Frank Zenker, Lund University
M. Rescorla defends dialectical egalitarianism – reasoned discourse lacks a foundational structure – but he saves the foundationalist notion that some beliefs are basic. How can that happen?
On this view, one may select the reasons forwarded in support of a claim according to their being accepted by particular communities.
Trouble is: epistemic risks of doing so. You can have an argument that gets agreement, but has no connection to truth. Moreover, how do you know when you're in the right context? And why are these commitments justified in this context, and not those? (They'd have to smuggle some epistemic justification in the back door!)
Q1: Isn't there a rhetorical strategy open here? "P… and who would be the kind of bore to question this?"
Q2: Aren't the two objections inconsistent? If the epistemic smuggling argument is right, then there's no risk of falsity.

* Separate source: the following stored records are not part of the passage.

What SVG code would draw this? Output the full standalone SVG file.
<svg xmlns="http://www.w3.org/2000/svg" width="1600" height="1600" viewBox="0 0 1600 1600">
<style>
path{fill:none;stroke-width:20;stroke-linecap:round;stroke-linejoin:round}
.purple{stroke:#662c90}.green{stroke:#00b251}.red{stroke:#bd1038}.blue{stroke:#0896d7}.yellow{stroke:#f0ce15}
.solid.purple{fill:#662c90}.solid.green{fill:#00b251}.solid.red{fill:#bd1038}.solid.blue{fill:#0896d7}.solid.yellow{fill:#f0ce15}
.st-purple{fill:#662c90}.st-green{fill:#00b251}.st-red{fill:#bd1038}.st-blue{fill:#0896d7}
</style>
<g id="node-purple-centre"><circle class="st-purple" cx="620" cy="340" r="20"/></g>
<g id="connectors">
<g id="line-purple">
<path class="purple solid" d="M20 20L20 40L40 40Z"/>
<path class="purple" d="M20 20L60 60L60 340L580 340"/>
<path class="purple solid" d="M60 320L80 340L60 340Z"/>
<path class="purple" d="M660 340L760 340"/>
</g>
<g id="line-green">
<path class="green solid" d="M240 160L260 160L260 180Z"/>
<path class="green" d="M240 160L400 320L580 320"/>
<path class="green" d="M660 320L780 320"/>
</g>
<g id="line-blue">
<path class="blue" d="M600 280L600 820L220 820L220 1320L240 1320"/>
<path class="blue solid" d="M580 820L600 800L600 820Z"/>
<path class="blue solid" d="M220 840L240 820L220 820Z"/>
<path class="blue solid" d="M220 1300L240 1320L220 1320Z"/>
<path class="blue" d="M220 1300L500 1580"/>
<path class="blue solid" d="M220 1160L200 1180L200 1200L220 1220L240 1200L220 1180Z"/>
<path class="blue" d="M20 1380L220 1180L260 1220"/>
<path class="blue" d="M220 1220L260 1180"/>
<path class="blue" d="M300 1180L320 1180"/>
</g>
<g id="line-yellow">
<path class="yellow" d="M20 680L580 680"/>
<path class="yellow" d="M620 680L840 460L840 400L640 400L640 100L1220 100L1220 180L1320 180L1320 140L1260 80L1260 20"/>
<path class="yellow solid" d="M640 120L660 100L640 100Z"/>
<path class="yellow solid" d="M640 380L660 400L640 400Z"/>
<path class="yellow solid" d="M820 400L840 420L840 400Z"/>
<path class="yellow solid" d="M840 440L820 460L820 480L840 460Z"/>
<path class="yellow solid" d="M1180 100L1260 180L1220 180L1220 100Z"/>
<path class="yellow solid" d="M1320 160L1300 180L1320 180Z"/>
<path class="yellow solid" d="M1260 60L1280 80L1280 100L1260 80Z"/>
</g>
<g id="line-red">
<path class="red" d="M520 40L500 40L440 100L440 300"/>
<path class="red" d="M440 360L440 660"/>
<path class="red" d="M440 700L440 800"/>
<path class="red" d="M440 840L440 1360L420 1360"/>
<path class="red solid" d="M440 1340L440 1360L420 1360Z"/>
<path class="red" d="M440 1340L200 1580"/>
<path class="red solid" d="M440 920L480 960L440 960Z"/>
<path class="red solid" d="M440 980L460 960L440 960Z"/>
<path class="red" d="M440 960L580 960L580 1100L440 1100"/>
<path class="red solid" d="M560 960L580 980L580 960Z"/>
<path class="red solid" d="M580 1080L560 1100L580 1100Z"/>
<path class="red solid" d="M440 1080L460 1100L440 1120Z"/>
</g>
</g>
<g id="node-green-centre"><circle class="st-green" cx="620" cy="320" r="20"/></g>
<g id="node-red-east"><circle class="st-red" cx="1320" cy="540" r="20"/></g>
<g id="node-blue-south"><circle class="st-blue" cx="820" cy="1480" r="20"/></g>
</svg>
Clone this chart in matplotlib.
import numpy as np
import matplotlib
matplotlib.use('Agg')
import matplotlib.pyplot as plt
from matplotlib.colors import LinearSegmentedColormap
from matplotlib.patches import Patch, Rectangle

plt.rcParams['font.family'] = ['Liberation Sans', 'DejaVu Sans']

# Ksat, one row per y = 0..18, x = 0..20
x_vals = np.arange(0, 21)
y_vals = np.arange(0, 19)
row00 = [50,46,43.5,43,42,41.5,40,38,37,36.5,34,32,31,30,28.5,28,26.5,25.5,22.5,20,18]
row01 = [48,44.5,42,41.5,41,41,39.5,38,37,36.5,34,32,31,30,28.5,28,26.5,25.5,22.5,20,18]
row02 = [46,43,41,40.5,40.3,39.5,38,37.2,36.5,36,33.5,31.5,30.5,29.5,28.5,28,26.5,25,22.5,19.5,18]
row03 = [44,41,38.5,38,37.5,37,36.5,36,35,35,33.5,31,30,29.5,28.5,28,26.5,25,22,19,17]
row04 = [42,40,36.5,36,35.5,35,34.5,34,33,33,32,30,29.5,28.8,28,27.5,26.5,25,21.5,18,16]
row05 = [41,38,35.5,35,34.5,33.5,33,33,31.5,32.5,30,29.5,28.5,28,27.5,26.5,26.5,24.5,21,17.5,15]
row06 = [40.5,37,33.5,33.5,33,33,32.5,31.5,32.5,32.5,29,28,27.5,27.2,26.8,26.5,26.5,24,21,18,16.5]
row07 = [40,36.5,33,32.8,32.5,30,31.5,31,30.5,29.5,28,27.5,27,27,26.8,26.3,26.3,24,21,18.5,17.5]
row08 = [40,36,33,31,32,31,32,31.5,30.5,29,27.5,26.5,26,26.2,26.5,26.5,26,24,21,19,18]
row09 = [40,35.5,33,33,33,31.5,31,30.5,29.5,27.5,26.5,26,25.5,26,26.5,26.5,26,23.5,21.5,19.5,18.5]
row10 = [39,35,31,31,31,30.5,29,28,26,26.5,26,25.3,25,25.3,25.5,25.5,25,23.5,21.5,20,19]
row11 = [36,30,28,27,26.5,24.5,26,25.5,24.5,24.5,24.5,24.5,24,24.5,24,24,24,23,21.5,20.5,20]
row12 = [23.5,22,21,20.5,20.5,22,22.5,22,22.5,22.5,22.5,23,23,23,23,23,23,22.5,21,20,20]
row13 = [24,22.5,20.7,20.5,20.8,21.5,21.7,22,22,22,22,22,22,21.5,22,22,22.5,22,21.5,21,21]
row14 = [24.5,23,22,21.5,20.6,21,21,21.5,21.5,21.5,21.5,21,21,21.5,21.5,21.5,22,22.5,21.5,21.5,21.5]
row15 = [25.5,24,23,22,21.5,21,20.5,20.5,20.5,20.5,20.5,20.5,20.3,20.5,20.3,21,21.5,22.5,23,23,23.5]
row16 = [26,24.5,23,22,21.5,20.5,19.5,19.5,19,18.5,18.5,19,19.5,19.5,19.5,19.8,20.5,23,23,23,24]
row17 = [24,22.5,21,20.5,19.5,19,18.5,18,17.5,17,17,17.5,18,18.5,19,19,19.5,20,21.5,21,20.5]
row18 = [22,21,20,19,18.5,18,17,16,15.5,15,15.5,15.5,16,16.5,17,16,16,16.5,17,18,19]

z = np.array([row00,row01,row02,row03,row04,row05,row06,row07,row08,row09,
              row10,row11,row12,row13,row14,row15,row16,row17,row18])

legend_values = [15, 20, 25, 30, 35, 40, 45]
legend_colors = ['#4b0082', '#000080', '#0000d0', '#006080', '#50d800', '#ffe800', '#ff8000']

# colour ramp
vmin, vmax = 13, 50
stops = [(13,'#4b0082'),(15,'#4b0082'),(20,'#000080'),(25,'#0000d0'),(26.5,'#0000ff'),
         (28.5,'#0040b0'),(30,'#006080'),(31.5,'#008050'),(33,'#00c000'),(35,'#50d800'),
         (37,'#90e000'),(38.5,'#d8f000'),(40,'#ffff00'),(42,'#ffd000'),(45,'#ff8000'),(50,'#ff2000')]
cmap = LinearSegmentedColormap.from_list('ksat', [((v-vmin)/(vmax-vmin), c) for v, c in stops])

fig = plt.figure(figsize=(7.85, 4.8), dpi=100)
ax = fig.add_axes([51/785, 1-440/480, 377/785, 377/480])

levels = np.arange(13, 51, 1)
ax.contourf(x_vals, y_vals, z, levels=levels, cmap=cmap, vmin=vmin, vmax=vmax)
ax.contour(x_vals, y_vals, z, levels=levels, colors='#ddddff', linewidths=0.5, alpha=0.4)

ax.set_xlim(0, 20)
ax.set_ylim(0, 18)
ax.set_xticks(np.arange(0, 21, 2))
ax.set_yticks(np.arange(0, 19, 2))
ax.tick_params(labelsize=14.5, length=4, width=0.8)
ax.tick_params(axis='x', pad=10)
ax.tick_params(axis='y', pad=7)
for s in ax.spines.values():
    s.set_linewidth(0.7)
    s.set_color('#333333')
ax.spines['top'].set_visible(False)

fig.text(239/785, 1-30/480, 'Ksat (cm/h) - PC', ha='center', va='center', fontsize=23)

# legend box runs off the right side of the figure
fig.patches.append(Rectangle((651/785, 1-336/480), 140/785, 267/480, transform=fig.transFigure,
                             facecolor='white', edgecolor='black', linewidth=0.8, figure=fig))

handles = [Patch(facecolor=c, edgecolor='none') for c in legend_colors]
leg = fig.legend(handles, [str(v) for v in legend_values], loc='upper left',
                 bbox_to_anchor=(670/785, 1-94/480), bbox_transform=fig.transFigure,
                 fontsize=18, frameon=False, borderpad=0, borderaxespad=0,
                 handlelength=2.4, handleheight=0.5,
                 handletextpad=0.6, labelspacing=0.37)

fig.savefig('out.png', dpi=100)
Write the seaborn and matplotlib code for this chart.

Q3: Don't dialectical models also avail themselves of epistemic backing — e.g., Brandom's using reliablist accounts for many regress-enders?
Q4: Much of the discourse in MLK and Lincoln's arguments are not composed of premises that are mutually acceptable. They were just out to get things right. And when they do use mutually acceptable arguments, they are clearly being strategic.
Q5: Procedural rules for argument are for reasonable agreement. Pragma-dialectics foregoes truth as an objective. They won't recognize your objections as relevant.